I know I frightened some of you when I wrote a few weeks ago about "Official Steps." Some of you thought I was fashioning a poorly veiled exit from service in this parish. That was not my intention. I am sorry that I scared any of you.
I did intend to speak openly and honestly about the work we have to do in order to continue and move into the next phase of our lives together. Not only must we meet certain standards we must do so with a kind of vulnerability that I will not manufacture by directly or indirectly threatening to leave. It is just that there are several possibilities we must consider. Choosing one will be in effect saying "no" to the others.
And we know how to say "no." In our sacramental rites, when we are celebrating and blessing a commitment -- be it baptism, marriage, confirmation or ordination -- we make sure the people who are about to say "yes" have a chance to say "no."

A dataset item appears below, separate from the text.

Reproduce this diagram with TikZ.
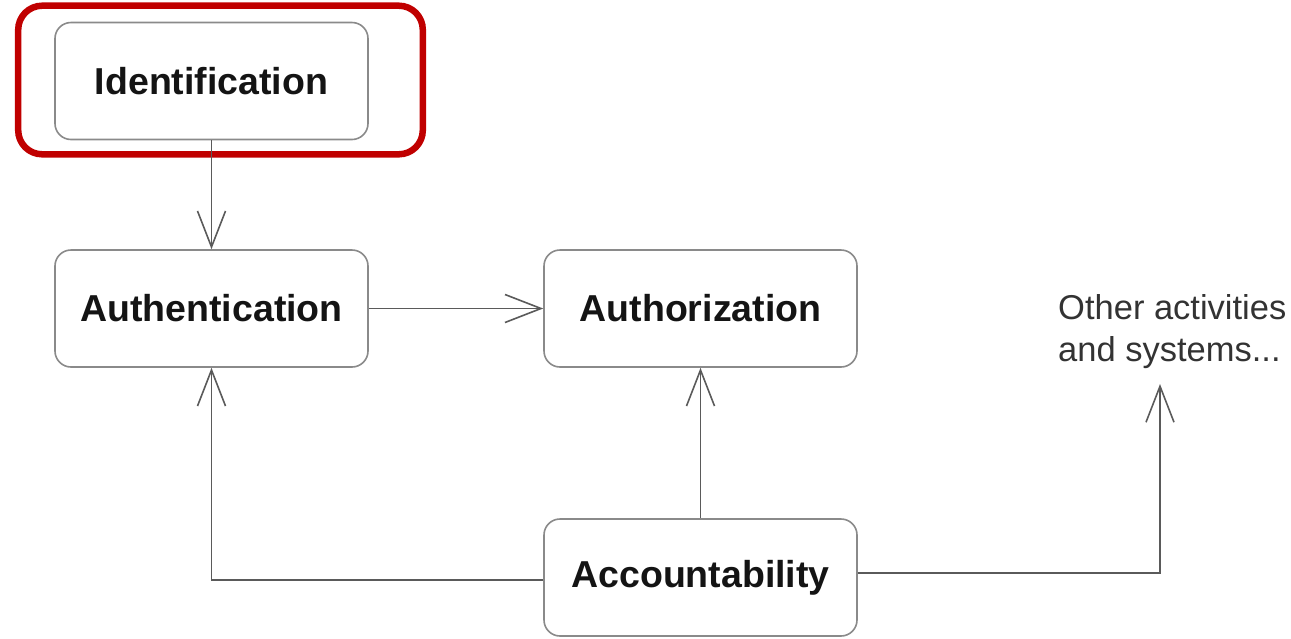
\documentclass[tikz,border=0pt]{standalone}
\usepackage{fontspec}
\setmainfont{Liberation Sans}
\usetikzlibrary{arrows.meta,calc}
\definecolor{boxline}{HTML}{8A8A8A}
\definecolor{conn}{HTML}{5A5A5A}
\definecolor{hilite}{HTML}{C00000}
\tikzset{
  stagebox/.style={draw=boxline, line width=1.6pt, rounded corners=16pt, fill=white,
    minimum width=313pt, minimum height=117pt, inner sep=0pt,
    font=\fontsize{37.5}{42}\selectfont\bfseries, text=black!92},
  conn/.style={draw=conn, line width=1.6pt,
    -{Straight Barb[length=36pt,width=28pt,line width=1.6pt]}},
  plain/.style={font=\fontsize{34.5}{42}\selectfont, text=black!80, align=left, inner sep=0pt}
}
\begin{document}
\begin{tikzpicture}[x=1pt,y=-1pt]
\useasboundingbox (0,0) rectangle (1291,638);
\node[stagebox] (ident) at (211.5,81) {Identification};
\node[stagebox] (authn) at (211.5,308.5) {Authentication};
\node[stagebox] (authz) at (700.5,308.5) {Authorization};
\node[stagebox] (acc) at (700.5,577.5) {Accountability};
\node[plain, anchor=north west] (other) at (1058,294) {Other activities\\and systems...};
\coordinate (otherin) at (1160,384);
\draw[draw=hilite, line width=6.5pt, rounded corners=24pt] ($(ident.south west)+(-36,14)$) rectangle ($(ident.north east)+(54,-16)$);
\draw[conn] (ident) -- (authn);
\draw[conn] (authn) -- (authz);
\draw[conn] (acc) -- (authz);
\draw[conn] ($(acc.west)+(0,2.5)$) -| (authn.south);
\draw[conn] ($(acc.east)+(0,-4.5)$) -| (otherin);
\end{tikzpicture}
\end{document}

For example, when we baptize we ask the candidates "Do you desire to be baptized?" we prepare them to say "I do," but that moment is meant to allow them to say "no" if necessary. (BCP 301)
Once in a parish I was serving we invited a retired priest to join us in baptizing the grandchildren of parents AND grandparents he had baptized in years past, frankly many years. The candidates for this occasion were two brothers, aged 6 and 1.
The retired priest was not able to attend the rehearsal and so we did not fully practice all that would happen in worship on the day of the baptisms. Quite frankly as much as rehearsals help there is always the difference that a full house and fancy clothes will make to a young impressionable mind.
Think stage fright.
So when the time came to baptize these boys the older one was not at all comfortable with this strange old man in a robe that smelled of moth balls in front of a large collection of other strangers.
Since there were parents and godparents sufficient, the elder brother wasn't given the chance to answer any questions before he was being clumsily scooped up and swung toward the substantial marble font.
As the guest priest held the brother his feet were in just the right place to provide all the resistance he needed. So he pushed back on the font and yelled for the whole church to hear, "I don't want to be baptized!"
Thank goodness there were others in position to steady the old priest, but that only allowed him to try again to move this "non-candidate" into a position he did not intend to assume. The boy now more frightened than ever, pushed and shouted a second time, "I don't want to be baptized!"
Well, we were smart enough at that point to stop fighting and we moved to the younger brother who was amazingly fine with all that was happening and went to the font happily and returned to his mother's arms with a great sigh shared throughout the church.
No sooner had that happened than the older brother said "OK, now I want to get baptized."
That was twenty years ago. I hope the older brother is able to present his children for baptism. I also hope he doesn't wait until they are 6 years old.
Making room to consider all the options --- not just "Yes" or "No" -- is what we want. To provide for all the possible answers we must formulate as many of the questions as we can think to ask.
That's what I have invited Rick Crown, Julie Jenkins, Brian Easton and others to help us to do. They will lead us in asking as many as we imagine of the right questions about what God is calling Advent to become and how I need or not to be included in that future.